━━━ Provided data
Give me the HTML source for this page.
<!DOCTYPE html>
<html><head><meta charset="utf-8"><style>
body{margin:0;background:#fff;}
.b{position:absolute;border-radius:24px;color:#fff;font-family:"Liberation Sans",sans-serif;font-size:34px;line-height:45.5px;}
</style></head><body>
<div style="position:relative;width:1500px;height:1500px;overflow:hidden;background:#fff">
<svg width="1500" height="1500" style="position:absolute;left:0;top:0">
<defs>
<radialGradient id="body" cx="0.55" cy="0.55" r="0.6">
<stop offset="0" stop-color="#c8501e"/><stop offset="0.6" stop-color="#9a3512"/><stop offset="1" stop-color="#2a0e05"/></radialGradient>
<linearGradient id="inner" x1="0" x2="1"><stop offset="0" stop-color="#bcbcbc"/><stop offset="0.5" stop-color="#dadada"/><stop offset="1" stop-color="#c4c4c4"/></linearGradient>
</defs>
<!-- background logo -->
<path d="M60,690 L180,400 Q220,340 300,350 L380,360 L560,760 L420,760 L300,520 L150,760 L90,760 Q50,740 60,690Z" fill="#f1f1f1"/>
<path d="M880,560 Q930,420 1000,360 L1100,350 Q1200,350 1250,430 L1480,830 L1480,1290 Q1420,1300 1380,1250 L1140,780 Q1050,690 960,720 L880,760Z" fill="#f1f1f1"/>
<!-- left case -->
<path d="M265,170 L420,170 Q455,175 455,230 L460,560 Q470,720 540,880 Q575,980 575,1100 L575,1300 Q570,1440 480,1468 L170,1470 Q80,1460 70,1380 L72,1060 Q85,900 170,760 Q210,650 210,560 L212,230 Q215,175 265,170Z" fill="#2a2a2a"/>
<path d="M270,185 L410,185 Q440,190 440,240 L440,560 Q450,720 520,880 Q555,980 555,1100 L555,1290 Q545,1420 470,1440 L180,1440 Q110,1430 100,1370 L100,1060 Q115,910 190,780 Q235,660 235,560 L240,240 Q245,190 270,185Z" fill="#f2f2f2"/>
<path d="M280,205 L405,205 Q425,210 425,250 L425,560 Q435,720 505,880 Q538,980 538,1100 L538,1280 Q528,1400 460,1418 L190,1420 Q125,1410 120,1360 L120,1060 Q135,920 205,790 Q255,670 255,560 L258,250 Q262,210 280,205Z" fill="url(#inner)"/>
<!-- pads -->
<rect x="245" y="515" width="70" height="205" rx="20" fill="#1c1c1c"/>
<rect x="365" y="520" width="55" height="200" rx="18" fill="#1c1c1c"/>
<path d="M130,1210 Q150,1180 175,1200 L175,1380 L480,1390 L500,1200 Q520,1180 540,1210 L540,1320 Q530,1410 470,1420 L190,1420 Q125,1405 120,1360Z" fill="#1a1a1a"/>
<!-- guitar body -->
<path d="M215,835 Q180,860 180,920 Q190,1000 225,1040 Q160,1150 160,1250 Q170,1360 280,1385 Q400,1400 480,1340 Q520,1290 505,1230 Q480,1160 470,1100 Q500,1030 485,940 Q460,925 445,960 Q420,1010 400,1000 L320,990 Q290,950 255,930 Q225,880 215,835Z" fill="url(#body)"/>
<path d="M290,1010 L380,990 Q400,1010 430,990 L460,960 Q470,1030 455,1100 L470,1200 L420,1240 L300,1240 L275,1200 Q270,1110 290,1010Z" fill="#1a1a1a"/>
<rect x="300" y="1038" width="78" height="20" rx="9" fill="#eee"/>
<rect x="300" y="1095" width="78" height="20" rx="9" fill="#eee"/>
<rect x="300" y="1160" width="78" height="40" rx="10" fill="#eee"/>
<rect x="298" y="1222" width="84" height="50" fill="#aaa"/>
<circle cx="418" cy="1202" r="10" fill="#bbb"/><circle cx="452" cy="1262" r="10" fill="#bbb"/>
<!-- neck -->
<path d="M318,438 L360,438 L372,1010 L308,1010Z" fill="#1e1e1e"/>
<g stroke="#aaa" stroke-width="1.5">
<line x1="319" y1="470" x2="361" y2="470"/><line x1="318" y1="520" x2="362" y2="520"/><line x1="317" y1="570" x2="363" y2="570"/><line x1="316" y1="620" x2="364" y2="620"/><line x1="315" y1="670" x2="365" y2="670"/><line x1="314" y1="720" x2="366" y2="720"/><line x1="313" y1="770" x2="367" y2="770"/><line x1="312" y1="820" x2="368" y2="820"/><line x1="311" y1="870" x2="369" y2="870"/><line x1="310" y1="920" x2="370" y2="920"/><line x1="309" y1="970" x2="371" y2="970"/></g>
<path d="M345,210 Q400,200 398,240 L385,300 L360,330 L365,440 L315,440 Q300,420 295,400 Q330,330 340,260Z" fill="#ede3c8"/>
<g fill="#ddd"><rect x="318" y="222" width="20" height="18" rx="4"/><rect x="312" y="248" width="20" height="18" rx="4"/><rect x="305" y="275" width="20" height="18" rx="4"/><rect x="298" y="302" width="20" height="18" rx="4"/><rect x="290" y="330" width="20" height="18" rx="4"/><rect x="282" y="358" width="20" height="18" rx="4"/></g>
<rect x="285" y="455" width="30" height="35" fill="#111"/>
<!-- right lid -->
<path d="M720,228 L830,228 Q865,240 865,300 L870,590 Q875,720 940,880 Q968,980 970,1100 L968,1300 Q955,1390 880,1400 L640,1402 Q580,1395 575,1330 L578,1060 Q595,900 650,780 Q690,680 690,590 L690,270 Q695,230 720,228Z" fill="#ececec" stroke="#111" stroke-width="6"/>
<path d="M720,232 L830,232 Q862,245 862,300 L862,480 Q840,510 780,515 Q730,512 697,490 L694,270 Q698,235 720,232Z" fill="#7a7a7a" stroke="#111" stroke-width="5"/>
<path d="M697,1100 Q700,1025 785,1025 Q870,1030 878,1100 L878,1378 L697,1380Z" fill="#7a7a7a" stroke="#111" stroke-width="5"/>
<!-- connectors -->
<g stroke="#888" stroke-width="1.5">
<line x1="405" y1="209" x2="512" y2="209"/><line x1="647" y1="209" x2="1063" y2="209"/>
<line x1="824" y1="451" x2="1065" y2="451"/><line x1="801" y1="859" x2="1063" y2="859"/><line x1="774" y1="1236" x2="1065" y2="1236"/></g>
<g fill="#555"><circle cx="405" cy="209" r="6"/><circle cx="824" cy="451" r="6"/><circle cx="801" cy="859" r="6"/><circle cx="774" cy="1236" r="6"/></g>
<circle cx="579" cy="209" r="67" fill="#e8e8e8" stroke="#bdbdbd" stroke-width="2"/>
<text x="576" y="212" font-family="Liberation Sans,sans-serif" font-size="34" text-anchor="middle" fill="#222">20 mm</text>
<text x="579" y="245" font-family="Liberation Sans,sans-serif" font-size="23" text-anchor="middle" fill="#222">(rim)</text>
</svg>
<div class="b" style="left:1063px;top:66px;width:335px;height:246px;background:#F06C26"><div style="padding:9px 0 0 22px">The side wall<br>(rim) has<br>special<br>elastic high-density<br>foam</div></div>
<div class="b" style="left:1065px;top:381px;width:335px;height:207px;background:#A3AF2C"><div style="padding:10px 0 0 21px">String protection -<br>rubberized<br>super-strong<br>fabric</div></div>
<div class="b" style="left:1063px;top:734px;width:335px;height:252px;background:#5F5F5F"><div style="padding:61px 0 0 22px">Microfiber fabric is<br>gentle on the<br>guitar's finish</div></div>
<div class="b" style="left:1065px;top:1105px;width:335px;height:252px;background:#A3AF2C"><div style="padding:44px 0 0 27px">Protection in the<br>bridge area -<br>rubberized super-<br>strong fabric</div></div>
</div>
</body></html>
━━━━━━
What is required - Extract the full listing above without altering anything.

Response to this exercise -
Give me the HTML source for this page.
<!DOCTYPE html>
<html><head><meta charset="utf-8"><style>
body{margin:0;background:#fff;}
.b{position:absolute;border-radius:24px;color:#fff;font-family:"Liberation Sans",sans-serif;font-size:34px;line-height:45.5px;}
</style></head><body>
<div style="position:relative;width:1500px;height:1500px;overflow:hidden;background:#fff">
<svg width="1500" height="1500" style="position:absolute;left:0;top:0">
<defs>
<radialGradient id="body" cx="0.55" cy="0.55" r="0.6">
<stop offset="0" stop-color="#c8501e"/><stop offset="0.6" stop-color="#9a3512"/><stop offset="1" stop-color="#2a0e05"/></radialGradient>
<linearGradient id="inner" x1="0" x2="1"><stop offset="0" stop-color="#bcbcbc"/><stop offset="0.5" stop-color="#dadada"/><stop offset="1" stop-color="#c4c4c4"/></linearGradient>
</defs>
<!-- background logo -->
<path d="M60,690 L180,400 Q220,340 300,350 L380,360 L560,760 L420,760 L300,520 L150,760 L90,760 Q50,740 60,690Z" fill="#f1f1f1"/>
<path d="M880,560 Q930,420 1000,360 L1100,350 Q1200,350 1250,430 L1480,830 L1480,1290 Q1420,1300 1380,1250 L1140,780 Q1050,690 960,720 L880,760Z" fill="#f1f1f1"/>
<!-- left case -->
<path d="M265,170 L420,170 Q455,175 455,230 L460,560 Q470,720 540,880 Q575,980 575,1100 L575,1300 Q570,1440 480,1468 L170,1470 Q80,1460 70,1380 L72,1060 Q85,900 170,760 Q210,650 210,560 L212,230 Q215,175 265,170Z" fill="#2a2a2a"/>
<path d="M270,185 L410,185 Q440,190 440,240 L440,560 Q450,720 520,880 Q555,980 555,1100 L555,1290 Q545,1420 470,1440 L180,1440 Q110,1430 100,1370 L100,1060 Q115,910 190,780 Q235,660 235,560 L240,240 Q245,190 270,185Z" fill="#f2f2f2"/>
<path d="M280,205 L405,205 Q425,210 425,250 L425,560 Q435,720 505,880 Q538,980 538,1100 L538,1280 Q528,1400 460,1418 L190,1420 Q125,1410 120,1360 L120,1060 Q135,920 205,790 Q255,670 255,560 L258,250 Q262,210 280,205Z" fill="url(#inner)"/>
<!-- pads -->
<rect x="245" y="515" width="70" height="205" rx="20" fill="#1c1c1c"/>
<rect x="365" y="520" width="55" height="200" rx="18" fill="#1c1c1c"/>
<path d="M130,1210 Q150,1180 175,1200 L175,1380 L480,1390 L500,1200 Q520,1180 540,1210 L540,1320 Q530,1410 470,1420 L190,1420 Q125,1405 120,1360Z" fill="#1a1a1a"/>
<!-- guitar body -->
<path d="M215,835 Q180,860 180,920 Q190,1000 225,1040 Q160,1150 160,1250 Q170,1360 280,1385 Q400,1400 480,1340 Q520,1290 505,1230 Q480,1160 470,1100 Q500,1030 485,940 Q460,925 445,960 Q420,1010 400,1000 L320,990 Q290,950 255,930 Q225,880 215,835Z" fill="url(#body)"/>
<path d="M290,1010 L380,990 Q400,1010 430,990 L460,960 Q470,1030 455,1100 L470,1200 L420,1240 L300,1240 L275,1200 Q270,1110 290,1010Z" fill="#1a1a1a"/>
<rect x="300" y="1038" width="78" height="20" rx="9" fill="#eee"/>
<rect x="300" y="1095" width="78" height="20" rx="9" fill="#eee"/>
<rect x="300" y="1160" width="78" height="40" rx="10" fill="#eee"/>
<rect x="298" y="1222" width="84" height="50" fill="#aaa"/>
<circle cx="418" cy="1202" r="10" fill="#bbb"/><circle cx="452" cy="1262" r="10" fill="#bbb"/>
<!-- neck -->
<path d="M318,438 L360,438 L372,1010 L308,1010Z" fill="#1e1e1e"/>
<g stroke="#aaa" stroke-width="1.5">
<line x1="319" y1="470" x2="361" y2="470"/><line x1="318" y1="520" x2="362" y2="520"/><line x1="317" y1="570" x2="363" y2="570"/><line x1="316" y1="620" x2="364" y2="620"/><line x1="315" y1="670" x2="365" y2="670"/><line x1="314" y1="720" x2="366" y2="720"/><line x1="313" y1="770" x2="367" y2="770"/><line x1="312" y1="820" x2="368" y2="820"/><line x1="311" y1="870" x2="369" y2="870"/><line x1="310" y1="920" x2="370" y2="920"/><line x1="309" y1="970" x2="371" y2="970"/></g>
<path d="M345,210 Q400,200 398,240 L385,300 L360,330 L365,440 L315,440 Q300,420 295,400 Q330,330 340,260Z" fill="#ede3c8"/>
<g fill="#ddd"><rect x="318" y="222" width="20" height="18" rx="4"/><rect x="312" y="248" width="20" height="18" rx="4"/><rect x="305" y="275" width="20" height="18" rx="4"/><rect x="298" y="302" width="20" height="18" rx="4"/><rect x="290" y="330" width="20" height="18" rx="4"/><rect x="282" y="358" width="20" height="18" rx="4"/></g>
<rect x="285" y="455" width="30" height="35" fill="#111"/>
<!-- right lid -->
<path d="M720,228 L830,228 Q865,240 865,300 L870,590 Q875,720 940,880 Q968,980 970,1100 L968,1300 Q955,1390 880,1400 L640,1402 Q580,1395 575,1330 L578,1060 Q595,900 650,780 Q690,680 690,590 L690,270 Q695,230 720,228Z" fill="#ececec" stroke="#111" stroke-width="6"/>
<path d="M720,232 L830,232 Q862,245 862,300 L862,480 Q840,510 780,515 Q730,512 697,490 L694,270 Q698,235 720,232Z" fill="#7a7a7a" stroke="#111" stroke-width="5"/>
<path d="M697,1100 Q700,1025 785,1025 Q870,1030 878,1100 L878,1378 L697,1380Z" fill="#7a7a7a" stroke="#111" stroke-width="5"/>
<!-- connectors -->
<g stroke="#888" stroke-width="1.5">
<line x1="405" y1="209" x2="512" y2="209"/><line x1="647" y1="209" x2="1063" y2="209"/>
<line x1="824" y1="451" x2="1065" y2="451"/><line x1="801" y1="859" x2="1063" y2="859"/><line x1="774" y1="1236" x2="1065" y2="1236"/></g>
<g fill="#555"><circle cx="405" cy="209" r="6"/><circle cx="824" cy="451" r="6"/><circle cx="801" cy="859" r="6"/><circle cx="774" cy="1236" r="6"/></g>
<circle cx="579" cy="209" r="67" fill="#e8e8e8" stroke="#bdbdbd" stroke-width="2"/>
<text x="576" y="212" font-family="Liberation Sans,sans-serif" font-size="34" text-anchor="middle" fill="#222">20 mm</text>
<text x="579" y="245" font-family="Liberation Sans,sans-serif" font-size="23" text-anchor="middle" fill="#222">(rim)</text>
</svg>
<div class="b" style="left:1063px;top:66px;width:335px;height:246px;background:#F06C26"><div style="padding:9px 0 0 22px">The side wall<br>(rim) has<br>special<br>elastic high-density<br>foam</div></div>
<div class="b" style="left:1065px;top:381px;width:335px;height:207px;background:#A3AF2C"><div style="padding:10px 0 0 21px">String protection -<br>rubberized<br>super-strong<br>fabric</div></div>
<div class="b" style="left:1063px;top:734px;width:335px;height:252px;background:#5F5F5F"><div style="padding:61px 0 0 22px">Microfiber fabric is<br>gentle on the<br>guitar's finish</div></div>
<div class="b" style="left:1065px;top:1105px;width:335px;height:252px;background:#A3AF2C"><div style="padding:44px 0 0 27px">Protection in the<br>bridge area -<br>rubberized super-<br>strong fabric</div></div>
</div>
</body></html>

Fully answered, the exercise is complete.